Escalating rhetoric from U.S. Treasury Secretary Timothy Geithner and senators such as Charles Schumer (D., N.Y.) Thursday was echoed Friday by Lorenzo Bini-Smaghi, a key member of the European Central Bank's policy-setting council, who blamed "the rigidity of the Chinese monetary regime" for slowing down the recovery in the developed world. The U.S. and Europe should jointly pressure China for reform, he urged.
The Asian giant makes a convenient scapegoat at a time when Europeans are worried that their sovereign-debt crisis will curtail economic recovery and Americans are frustrated by anemic jobs growth. Still, the objectives of populists such as Schumer -- f not their methods -- do coincide with sensible macroeconomic reasoning. For the sake of fixing the world's savings-versus-spending imbalances, a yuan revaluation is way overdue.
Various G-20 finance ministers criticized China's policy on the sidelines of a meeting in Washington two months ago. That, and some hints from Chinese authorities, generated expectations for an upward adjustment in the yuan's peg to the dollar by mid-year.
Since then, with the euro zone's financial trauma dominating headlines, nothing has happened.
The status quo in China seems entrenched. In fact, export interests, powerfully represented by the Commerce Ministry, have seized upon this year's 6% increase in the trade-weighted value of the yuan--an outcome of the dollar's gain against the euro--to argue that China has lost enough competitiveness already.
Yet the recent currency trends should bolster the argument for reform, not weaken it.
Deflation risks in the euro zone are driving money into the dollar, exacerbating global imbalances. As demonstrated by Friday's news of a 1.2% decline in May U.S. retail sales, the post-subprime crisis world can no longer regard U.S. households as the consumers of last resort.
Meanwhile, the trade-weighted dollar is up 9% on the year. In other words, the U.S. is paying a higher competitiveness price than China. That's because China depends more on trade with the U.S. than vice versa.
Still, as James Bacchus, the former chairman of the World Trade Organization's appellate tribunal said in congressional testimony Thursday, sanctions against China could backfire. By contrast, showing respect for WTO rules and having China do the same keeps channels of communication open, allowing both sides to coordinate optimal policy.

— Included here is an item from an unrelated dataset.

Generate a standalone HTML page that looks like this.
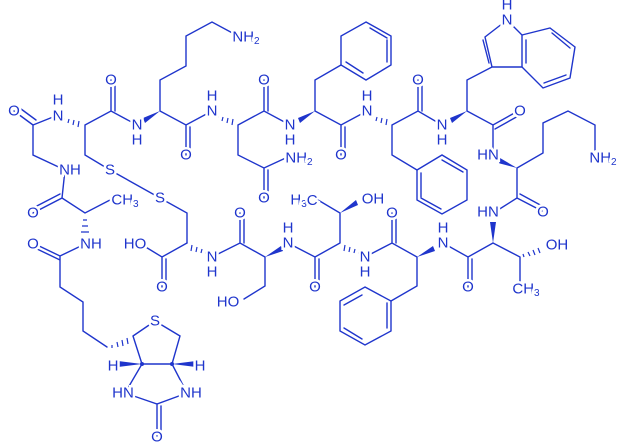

The best hope is that the Chinese government acts on its on accord out of its own interest. After all, rising wage demands and higher domestic inflation--at 3.1% in May, according to data out Friday--show that China's internal economy is already revaluing on its own, and in a dangerous way.
It's a law of economics: if nominal exchange rates won't adjust to fair value, real exchange rates will adjust via changes in internal prices. The Chinese authorities understand the risks of letting that process play out.
Already, certificates of deposit in China are paying negative real interest rates while 10-year government rates are only marginally positive, according to Naomi Fink, strategist for Bank of Tokyo-Mitsubishi UFJ.
To make future yuan-based bonds appealing, the government must therefore either jack up interest rates, harming the economy, or make yuan assets more valuable via a currency appreciation.
For the sake of the world, let's hope it chooses the latter.